■ **THE EXERCISE**: Print all of the entries exactly, minus the pictures.

■ **ENTRIES PROVIDED**:
◇ ◇ ◇ ◇ ◇ ◇ ◇

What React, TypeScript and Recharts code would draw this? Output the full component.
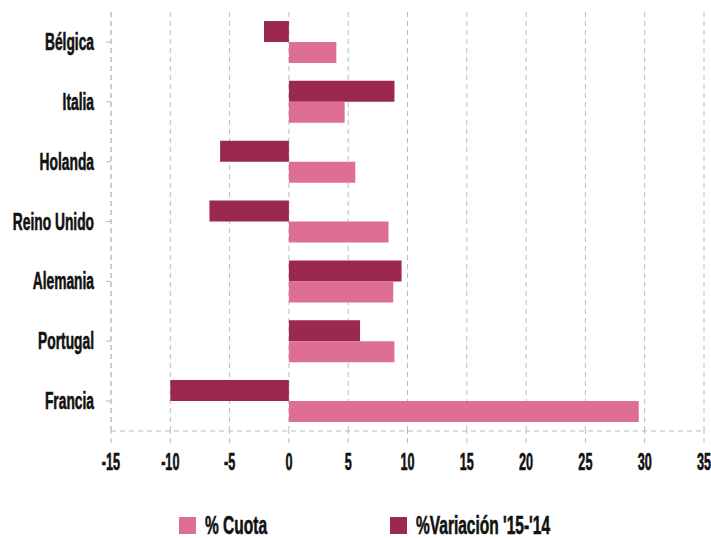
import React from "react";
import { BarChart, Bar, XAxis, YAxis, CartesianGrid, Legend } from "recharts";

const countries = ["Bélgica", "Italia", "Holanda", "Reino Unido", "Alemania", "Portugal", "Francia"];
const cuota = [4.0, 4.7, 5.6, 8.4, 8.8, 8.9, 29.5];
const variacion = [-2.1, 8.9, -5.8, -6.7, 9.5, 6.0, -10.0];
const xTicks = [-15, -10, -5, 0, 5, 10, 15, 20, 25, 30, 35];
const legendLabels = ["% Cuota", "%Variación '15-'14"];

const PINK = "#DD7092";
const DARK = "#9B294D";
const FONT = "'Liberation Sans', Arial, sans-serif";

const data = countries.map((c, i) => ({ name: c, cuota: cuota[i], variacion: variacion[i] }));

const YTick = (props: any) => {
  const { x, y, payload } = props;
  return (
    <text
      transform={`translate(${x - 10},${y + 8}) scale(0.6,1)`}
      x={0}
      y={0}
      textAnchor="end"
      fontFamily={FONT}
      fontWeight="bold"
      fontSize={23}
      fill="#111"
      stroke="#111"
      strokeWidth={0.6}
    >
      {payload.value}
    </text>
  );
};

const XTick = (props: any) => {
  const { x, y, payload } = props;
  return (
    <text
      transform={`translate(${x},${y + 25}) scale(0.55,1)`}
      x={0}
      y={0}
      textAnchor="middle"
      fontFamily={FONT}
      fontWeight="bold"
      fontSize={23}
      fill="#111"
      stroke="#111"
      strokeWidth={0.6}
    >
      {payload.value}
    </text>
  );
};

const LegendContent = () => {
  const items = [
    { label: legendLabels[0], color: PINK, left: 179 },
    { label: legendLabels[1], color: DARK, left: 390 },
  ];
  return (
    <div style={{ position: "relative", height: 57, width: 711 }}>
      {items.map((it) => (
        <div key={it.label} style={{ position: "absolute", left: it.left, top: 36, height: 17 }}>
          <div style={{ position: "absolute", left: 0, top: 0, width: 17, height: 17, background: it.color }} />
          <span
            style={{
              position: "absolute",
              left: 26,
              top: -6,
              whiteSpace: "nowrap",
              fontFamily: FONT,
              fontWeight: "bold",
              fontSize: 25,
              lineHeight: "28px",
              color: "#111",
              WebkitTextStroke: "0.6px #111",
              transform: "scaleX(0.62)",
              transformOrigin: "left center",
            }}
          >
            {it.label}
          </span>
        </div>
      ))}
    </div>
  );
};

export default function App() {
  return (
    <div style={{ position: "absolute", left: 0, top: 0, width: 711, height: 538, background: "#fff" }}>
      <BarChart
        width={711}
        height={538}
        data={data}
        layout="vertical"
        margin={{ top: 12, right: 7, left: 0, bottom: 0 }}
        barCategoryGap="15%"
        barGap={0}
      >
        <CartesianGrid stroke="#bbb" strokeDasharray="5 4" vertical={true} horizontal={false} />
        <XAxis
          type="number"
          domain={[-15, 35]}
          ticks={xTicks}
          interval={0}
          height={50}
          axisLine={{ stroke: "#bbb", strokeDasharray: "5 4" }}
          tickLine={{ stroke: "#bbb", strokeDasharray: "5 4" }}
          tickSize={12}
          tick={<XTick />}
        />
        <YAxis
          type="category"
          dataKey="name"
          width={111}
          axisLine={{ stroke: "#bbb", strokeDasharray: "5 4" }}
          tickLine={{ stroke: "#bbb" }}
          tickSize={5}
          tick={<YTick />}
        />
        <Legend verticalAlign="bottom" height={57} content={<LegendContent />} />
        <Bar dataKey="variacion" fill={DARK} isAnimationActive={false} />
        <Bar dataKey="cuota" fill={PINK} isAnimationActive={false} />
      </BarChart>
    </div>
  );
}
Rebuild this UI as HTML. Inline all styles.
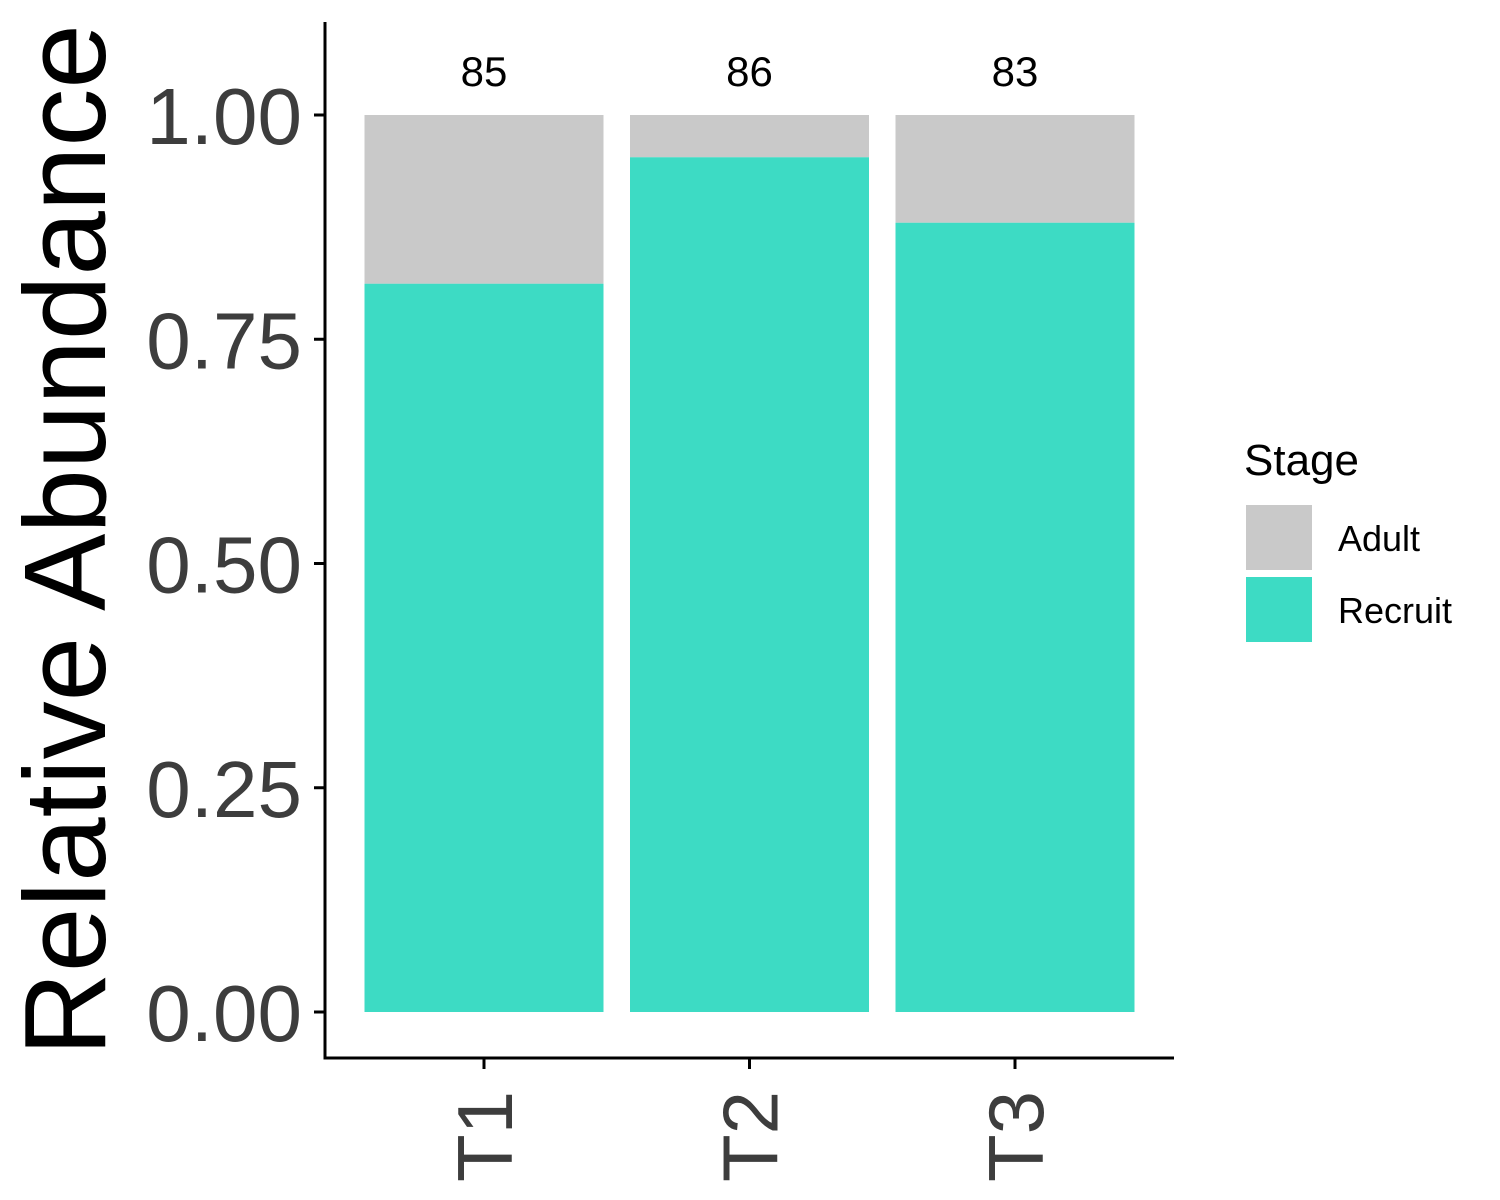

◇ ◇ ◇ ◇ ◇ ◇ ◇

■ **EXERCISE RESULT**:
What React, TypeScript and Recharts code would draw this? Output the full component.
import React from "react";
import { BarChart, Bar, XAxis, YAxis, CartesianGrid, Legend } from "recharts";

const countries = ["Bélgica", "Italia", "Holanda", "Reino Unido", "Alemania", "Portugal", "Francia"];
const cuota = [4.0, 4.7, 5.6, 8.4, 8.8, 8.9, 29.5];
const variacion = [-2.1, 8.9, -5.8, -6.7, 9.5, 6.0, -10.0];
const xTicks = [-15, -10, -5, 0, 5, 10, 15, 20, 25, 30, 35];
const legendLabels = ["% Cuota", "%Variación '15-'14"];

const PINK = "#DD7092";
const DARK = "#9B294D";
const FONT = "'Liberation Sans', Arial, sans-serif";

const data = countries.map((c, i) => ({ name: c, cuota: cuota[i], variacion: variacion[i] }));

const YTick = (props: any) => {
  const { x, y, payload } = props;
  return (
    <text
      transform={`translate(${x - 10},${y + 8}) scale(0.6,1)`}
      x={0}
      y={0}
      textAnchor="end"
      fontFamily={FONT}
      fontWeight="bold"
      fontSize={23}
      fill="#111"
      stroke="#111"
      strokeWidth={0.6}
    >
      {payload.value}
    </text>
  );
};

const XTick = (props: any) => {
  const { x, y, payload } = props;
  return (
    <text
      transform={`translate(${x},${y + 25}) scale(0.55,1)`}
      x={0}
      y={0}
      textAnchor="middle"
      fontFamily={FONT}
      fontWeight="bold"
      fontSize={23}
      fill="#111"
      stroke="#111"
      strokeWidth={0.6}
    >
      {payload.value}
    </text>
  );
};

const LegendContent = () => {
  const items = [
    { label: legendLabels[0], color: PINK, left: 179 },
    { label: legendLabels[1], color: DARK, left: 390 },
  ];
  return (
    <div style={{ position: "relative", height: 57, width: 711 }}>
      {items.map((it) => (
        <div key={it.label} style={{ position: "absolute", left: it.left, top: 36, height: 17 }}>
          <div style={{ position: "absolute", left: 0, top: 0, width: 17, height: 17, background: it.color }} />
          <span
            style={{
              position: "absolute",
              left: 26,
              top: -6,
              whiteSpace: "nowrap",
              fontFamily: FONT,
              fontWeight: "bold",
              fontSize: 25,
              lineHeight: "28px",
              color: "#111",
              WebkitTextStroke: "0.6px #111",
              transform: "scaleX(0.62)",
              transformOrigin: "left center",
            }}
          >
            {it.label}
          </span>
        </div>
      ))}
    </div>
  );
};

export default function App() {
  return (
    <div style={{ position: "absolute", left: 0, top: 0, width: 711, height: 538, background: "#fff" }}>
      <BarChart
        width={711}
        height={538}
        data={data}
        layout="vertical"
        margin={{ top: 12, right: 7, left: 0, bottom: 0 }}
        barCategoryGap="15%"
        barGap={0}
      >
        <CartesianGrid stroke="#bbb" strokeDasharray="5 4" vertical={true} horizontal={false} />
        <XAxis
          type="number"
          domain={[-15, 35]}
          ticks={xTicks}
          interval={0}
          height={50}
          axisLine={{ stroke: "#bbb", strokeDasharray: "5 4" }}
          tickLine={{ stroke: "#bbb", strokeDasharray: "5 4" }}
          tickSize={12}
          tick={<XTick />}
        />
        <YAxis
          type="category"
          dataKey="name"
          width={111}
          axisLine={{ stroke: "#bbb", strokeDasharray: "5 4" }}
          tickLine={{ stroke: "#bbb" }}
          tickSize={5}
          tick={<YTick />}
        />
        <Legend verticalAlign="bottom" height={57} content={<LegendContent />} />
        <Bar dataKey="variacion" fill={DARK} isAnimationActive={false} />
        <Bar dataKey="cuota" fill={PINK} isAnimationActive={false} />
      </BarChart>
    </div>
  );
}
Rebuild this UI as HTML. Inline all styles.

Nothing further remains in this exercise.